Of course, I consulted DH, wondering if I should get him some counseling or something (hey, I am so pro-therapy for any and all…matter of fact, we need to include therapy in our universal health care plan) and DH, as always, thinks I’m overreacting. “He’s just getting older. He’s growing up, finding his way. Leave him alone and let him grow. ” So, what I heard was, “You got the problem, not him. Stop trying to hold on to his current characteristics. He’s only 7. We still don’t know who he really is. Let him find out and we just love him through it.” WHAT? I can’t take change…household dynamics are already in flux with a sorta grumpy teenager (she’s changing, you know), a bossy/tricky 4 year old girl (she’ll be 5 on Friday…I’ll tell you about her celebration then), a 9 year old who is reading everything he can get his hands on , but needs to develop some personal interaction skills and use his big brother status for good and not evil…did I mention a toddler who is throwing everything that’s not stuck to the ground?

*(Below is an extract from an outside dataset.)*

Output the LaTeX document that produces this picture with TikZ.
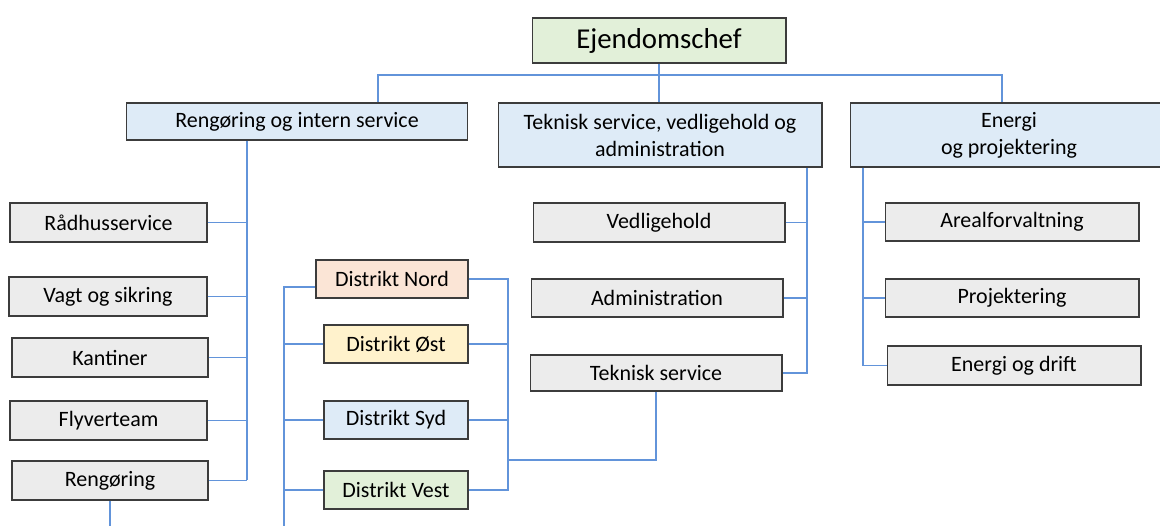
\documentclass[tikz,border=0pt]{standalone}
\usepackage{fontspec}
\setmainfont{Carlito}
\usepackage{tikz}
\usetikzlibrary{positioning}
\definecolor{chefgreen}{RGB}{226, 240, 217}
\definecolor{unitblue}{RGB}{222, 235, 247}
\definecolor{leafgray}{RGB}{236, 236, 236}
\definecolor{nordpeach}{RGB}{251, 229, 214}
\definecolor{ostyellow}{RGB}{255, 242, 204}
\definecolor{linkblue}{RGB}{98, 148, 218}
\definecolor{edgegray}{RGB}{60, 60, 60}

\begin{document}
\begin{tikzpicture}[x=0.02cm, y=-0.02cm,
    box/.style={draw=edgegray, line width=0.6pt, inner sep=1pt, align=center, font=\fontsize{12.5}{15.4}\selectfont},
    leaf/.style={box, fill=leafgray, minimum height=0.78cm},
    unit/.style={box, fill=unitblue},
    link/.style={draw=linkblue, line width=0.6pt}]
            \useasboundingbox (0,0) rectangle (1160,526);

            % Top
            \node[box, fill=chefgreen, minimum width=5.08cm, minimum height=0.9cm, font=\fontsize{16.4}{19}\selectfont] (chef) at (659,40.5) {Ejendomschef};

            % Units
            \node[unit, minimum width=6.84cm, minimum height=0.74cm] (reng) at (297,121.5) {Rengøring og intern service};
            \node[unit, minimum width=6.48cm, minimum height=1.28cm] (tek) at (660,135) {Teknisk service, vedligehold og\\administration};
            \node[unit, minimum width=6.36cm, minimum height=1.28cm] (energi) at (1009,135) {Energi\\og projektering};

            % Rengøring og intern service
            \node[leaf, minimum width=3.94cm] (rad) at (108.5,222.5) {Rådhusservice};
            \node[leaf, minimum width=3.96cm] (vagt) at (108,296.5) {Vagt og sikring};
            \node[leaf, minimum width=3.92cm] (kant) at (110,357.5) {Kantiner};
            \node[leaf, minimum width=3.94cm] (flyv) at (108.5,420.5) {Flyverteam};
            \node[leaf, minimum width=3.92cm] (rengo) at (110,480.5) {Rengøring};

            % Distrikter
            \node[box, fill=nordpeach, minimum width=3.04cm, minimum height=0.76cm] (nord) at (392,279) {Distrikt Nord};
            \node[box, fill=ostyellow, minimum width=2.88cm, minimum height=0.76cm] (ost) at (396,344) {Distrikt Øst};
            \node[box, fill=unitblue, minimum width=2.88cm, minimum height=0.76cm] (syd) at (396,420) {Distrikt Syd};
            \node[box, fill=chefgreen, minimum width=2.88cm, minimum height=0.76cm] (vest) at (396,490) {Distrikt Vest};

            % Teknisk service
            \node[leaf, minimum width=5.04cm] (vedl) at (659,222.5) {Vedligehold};
            \node[leaf, minimum width=5.04cm, minimum height=0.76cm] (adm) at (657,298) {Administration};
            \node[leaf, minimum width=5.04cm, minimum height=0.72cm] (teks) at (656,373) {Teknisk service};

            % Energi
            \node[leaf, minimum width=5.08cm, minimum height=0.76cm] (areal) at (1012,222) {Arealforvaltning};
            \node[leaf, minimum width=5.08cm, minimum height=0.76cm] (proj) at (1012,298) {Projektering};
            \node[leaf, minimum width=5.08cm] (edrift) at (1014,365.5) {Energi og drift};

            % Lines
            \coordinate (topl) at (378,75);
            \coordinate (topr) at (1002,75);
            \coordinate (rspine) at (247,480);
            \coordinate (rend) at (110,526);
            \coordinate (dl) at (284,526);
            \coordinate (dr) at (508,0);
            \coordinate (dj) at (508,460);
            \coordinate (tspine) at (807,0);
            \coordinate (espine) at (863,0);

            \draw[link] (chef.south) -- (chef.south |- tek.north);
            \draw[link] (reng.north -| topl) -- (topl) -- (topr) -- (topr |- energi.north);

            \draw[link] (reng.south -| rspine) -- (rspine);
            \foreach \n in {rad, vagt, kant, flyv, rengo}
                \draw[link] (\n.east) -- (\n.east -| rspine);
            \draw[link] (rengo.south) -- (rengo.south |- rend);

            \draw[link] ([yshift=-0.16cm]nord.west) -| (dl);
            \foreach \n in {ost, syd, vest}
                \draw[link] (\n.west) -- (\n.west -| dl);

            \draw[link] (nord.east) -- (nord.east -| dr) -- (vest.east -| dr) -- (vest.east);
            \foreach \n in {ost, syd}
                \draw[link] (\n.east) -- (\n.east -| dr);
            \draw[link] (dj) -| (teks.south);

            \draw[link] (tek.south -| tspine) -- (teks.east -| tspine) -- (teks.east);
            \foreach \n in {vedl, adm}
                \draw[link] (\n.east) -- (\n.east -| tspine);

            \draw[link] (energi.south -| espine) -- (edrift.west -| espine) -- (edrift.west);
            \foreach \n in {areal, proj}
                \draw[link] (\n.west) -- (\n.west -| espine);
        \end{tikzpicture}
\end{document}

I need stability. Lil Man was my stability. I could always count on him to bring in the love, bring in the peace. I’m praying that this phase doesn’t last long and that I can go back to something that I know…but chances of that are happening…next to impossible.

Are you experiencing some growing pains in your house? Have aliens invaded the bodies of your sweet, innocent ones and turned them into…children? How did you handle it? Did you go off the deep end like me or are hiding in a corner scared to face it? Share your story because sistah needs some help.